As it is, both Kowalski and Jack are after the same woman, Kelly White. They embark in a fast paced trip across Philadelphia at night and the reader takes a seat aboard an UFO of a book. Jack soon finds out that Kelly White has a virus which doesn’t bear privacy, loneliness or solitude. If she’s farther than three meters from another human, she dies within 3 minutes. Isn’t that idea fantastic? It provides countless possibilities of comical scenes in a novel. Imagine living a daily life with this when the others around you don’t know it. You’re constantly invading other people’s space, you can’t pee on your own and you act suspiciously promiscuous. The horror.

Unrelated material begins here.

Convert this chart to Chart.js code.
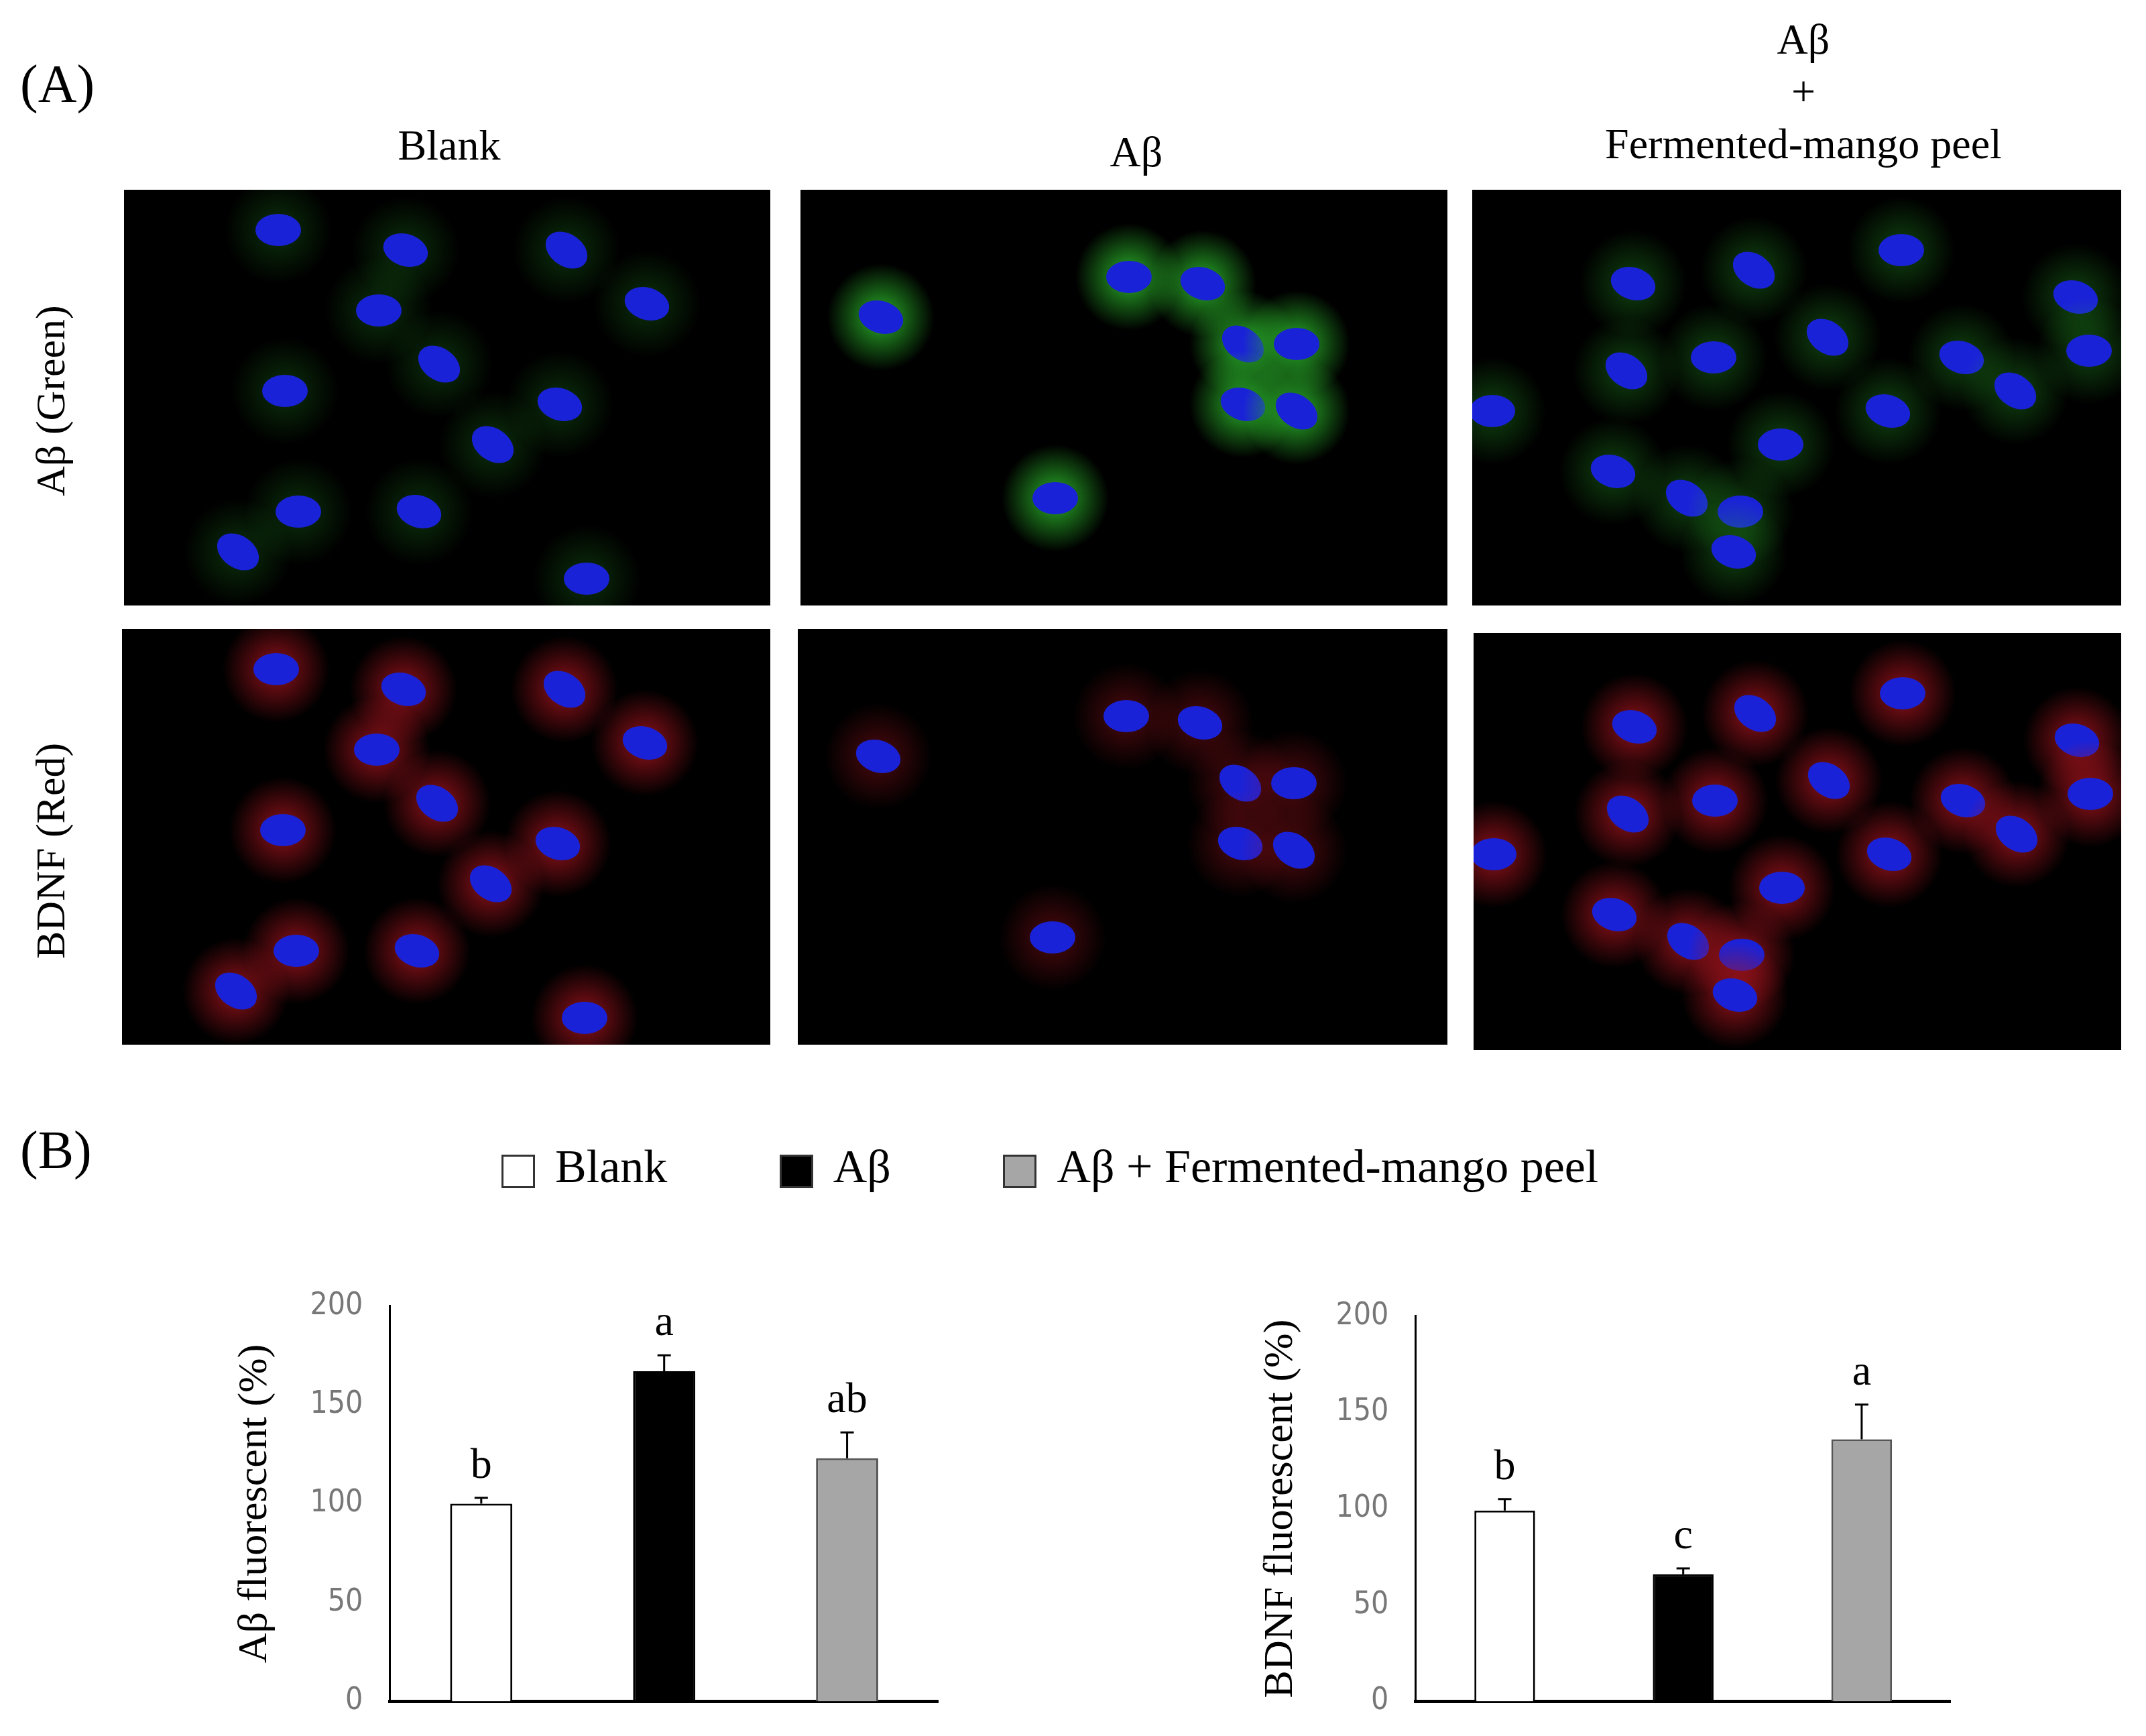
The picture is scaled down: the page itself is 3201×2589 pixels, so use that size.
<!DOCTYPE html>
<html>
<head>
<meta charset="utf-8">
<script src="https://cdn.jsdelivr.net/npm/chart.js@4.4.1/dist/chart.umd.min.js"></script>
<style>
  body { margin:0; background:#fff; width:3201px; height:2589px; position:relative; overflow:hidden;
         font-family:"Liberation Serif","DejaVu Serif",serif; color:#000; }
  .t { position:absolute; white-space:nowrap; }
  .lab { font-size:64px; text-align:center; }
  .micro { position:absolute; background:#000; }
  .sw { display:inline-block; width:50px; height:50px; border:3px solid #333; vertical-align:middle; margin-right:30px; box-sizing:border-box; }
  .cbox { position:absolute; }
</style>
</head>
<body>
<div class="t" style="left:30px;top:80px;font-size:80px">(A)</div>
<div class="t lab" style="left:470px;top:180px;width:400px">Blank</div>
<div class="t lab" style="left:1495px;top:190px;width:400px">Aβ</div>
<div class="t lab" style="left:2290px;top:20px;width:800px;line-height:78px">Aβ<br>+<br>Fermented-mango peel</div>
<div class="t" style="left:40px;font-size:62px;transform:rotate(-90deg);transform-origin:0 0;top:740px">Aβ (Green)</div>
<div class="t" style="left:40px;top:1430px;font-size:62px;transform:rotate(-90deg);transform-origin:0 0">BDNF (Red)</div>

<canvas id="m0" class="micro" style="left:185px;top:283px" width="964" height="620"></canvas>
<canvas id="m1" class="micro" style="left:1194px;top:283px" width="965" height="620"></canvas>
<canvas id="m2" class="micro" style="left:2196px;top:283px" width="968" height="620"></canvas>
<canvas id="m3" class="micro" style="left:182px;top:938px" width="967" height="620"></canvas>
<canvas id="m4" class="micro" style="left:1190px;top:938px" width="969" height="620"></canvas>
<canvas id="m5" class="micro" style="left:2198px;top:944px" width="966" height="622"></canvas>

<div class="t" style="left:30px;top:1670px;font-size:80px">(B)</div>
<div class="t" style="left:748px;top:1700px;font-size:70px">
  <span class="sw" style="background:#fff"></span>Blank
  <span class="sw" style="background:#000;margin-left:150px"></span>Aβ
  <span class="sw" style="background:#a6a6a6;margin-left:150px"></span>Aβ + Fermented-mango peel
</div>

<div class="cbox" style="left:340px;top:1880px;width:1060px;height:725px"><canvas id="c1"></canvas></div>
<div class="cbox" style="left:1870px;top:1895px;width:1040px;height:710px"><canvas id="c2"></canvas></div>

<script>
const groups = ['Blank', 'Aβ', 'Aβ + Fermented-mango peel'];
const abValues = [100, 167, 123];
const abErrors = [3, 8, 13];
const abLetters = ['b', 'a', 'ab'];
const bdnfValues = [99, 66, 136];
const bdnfErrors = [6, 3, 18];
const bdnfLetters = ['b', 'c', 'a'];
const yTicks = [0, 50, 100, 150, 200];
const fills = ['#ffffff', '#000000', '#a6a6a6'];

// microscopy panels (illustrative only)
const cellsA = [
  [[230,60],[420,90],[660,90],[380,180],[780,170],[470,260],[240,300],[650,320],[550,380],[260,480],[440,480],[170,540],[690,580]],
  [[490,130],[600,140],[660,230],[740,230],[660,320],[740,330],[380,460],[120,190]],
  [[30,330],[240,140],[420,120],[640,90],[900,160],[530,220],[360,250],[730,250],[230,270],[460,380],[620,330],[810,300],[920,240],[210,420],[320,460],[400,480],[390,540]]
];
const greens = [0.25, 0.9, 0.35];
function drawMicro(id, cells, col, amt) {
  const cv = document.getElementById(id), g = cv.getContext('2d');
  g.fillStyle = '#000'; g.fillRect(0, 0, cv.width, cv.height);
  cells.forEach(function (c, i) {
    const r = 80;
    const gr = g.createRadialGradient(c[0], c[1], 10, c[0], c[1], r);
    gr.addColorStop(0, 'rgba(' + col + ',' + amt + ')');
    gr.addColorStop(1, 'rgba(' + col + ',0)');
    g.fillStyle = gr;
    g.beginPath(); g.ellipse(c[0], c[1], r * 1.2, r, 0, 0, Math.PI * 2); g.fill();
    g.fillStyle = '#1a22d8';
    g.beginPath(); g.ellipse(c[0], c[1], 34, 24, (i % 3) * 0.3, 0, Math.PI * 2); g.fill();
  });
}
for (let k = 0; k < 3; k++) {
  drawMicro('m' + k, cellsA[k], '40,170,40', greens[k]);
  drawMicro('m' + (k + 3), cellsA[k], '170,20,30', k === 1 ? 0.4 : 0.75);
}

const extras = {
  id: 'extras',
  afterDatasetsDraw(chart, args, opts) {
    const g = chart.ctx, y = chart.scales.y, meta = chart.getDatasetMeta(0);
    g.save();
    meta.data.forEach(function (bar, i) {
      const top = y.getPixelForValue(opts.values[i] + opts.errors[i]);
      g.strokeStyle = '#000'; g.lineWidth = 3;
      g.beginPath(); g.moveTo(bar.x, bar.y); g.lineTo(bar.x, top);
      g.moveTo(bar.x - 10, top); g.lineTo(bar.x + 10, top); g.stroke();
      g.fillStyle = '#000'; g.font = '64px "Liberation Serif"'; g.textAlign = 'center';
      g.fillText(opts.letters[i], bar.x, top - 30);
    });
    g.restore();
  }
};

function makeChart(id, values, errors, letters, title) {
  new Chart(document.getElementById(id), {
    type: 'bar',
    data: { labels: groups, datasets: [{ data: values, backgroundColor: fills, borderColor: ['#000', '#000', '#555'], borderWidth: 3, borderSkipped: 'bottom', barPercentage: 0.34, categoryPercentage: 1 }] },
    options: {
      responsive: true, maintainAspectRatio: false, animation: false,
      layout: { padding: { top: 50, bottom: 10 } },
      plugins: { legend: { display: false }, tooltip: { enabled: false },
        extras: { values: values, errors: errors, letters: letters } },
      scales: {
        x: { grid: { display: false }, ticks: { display: false }, border: { color: '#000', width: 5 } },
        y: { min: 0, max: 200, afterBuildTicks: function (ax) { ax.ticks = yTicks.map(function (v) { return { value: v }; }); },
          grid: { display: false, drawTicks: false }, border: { color: '#000', width: 3 },
          ticks: { color: '#777', padding: 40, font: { size: 46, family: 'DejaVu Sans Condensed' } },
          title: { display: true, text: title, color: '#000', font: { size: 62, family: 'Liberation Serif' } } }
      }
    },
    plugins: [extras]
  });
}
makeChart('c1', abValues, abErrors, abLetters, 'Aβ fluorescent (%)');
makeChart('c2', bdnfValues, bdnfErrors, bdnfLetters, 'BDNF fluorescent (%)');
</script>
</body>
</html>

The intrigue is made of this incredible scenario of futurist science whipped with international terrorism. This icing on the cake is the personal Vengeance carried on by Kowalski. All this works extremely well. Duane Swierczynski manages to write a coherent and yet totally wacked story. Mike could have a penguin as a teammate and the reader would accept is a fact. He’s that good! The ending is surrealist and yet totally logical. The style is full of catchy dialogues, urgent descriptions and striking imagery. Here are Jack and the blonde during their first encounter:
You’re looking for something unwinding and well-written? A book to take you away during a journey on a train? The Blonde is for you. What about me? I loved this book and I already have Fun and Games waiting for me. As often, I owe the discovery of this writer to Guy’s impeccable tastes in literature. Thanks again, Guy.
PS: For readers who can read Spanish or French, I recommend Carlos Salem. He’s Swierczynski’s European evil brother.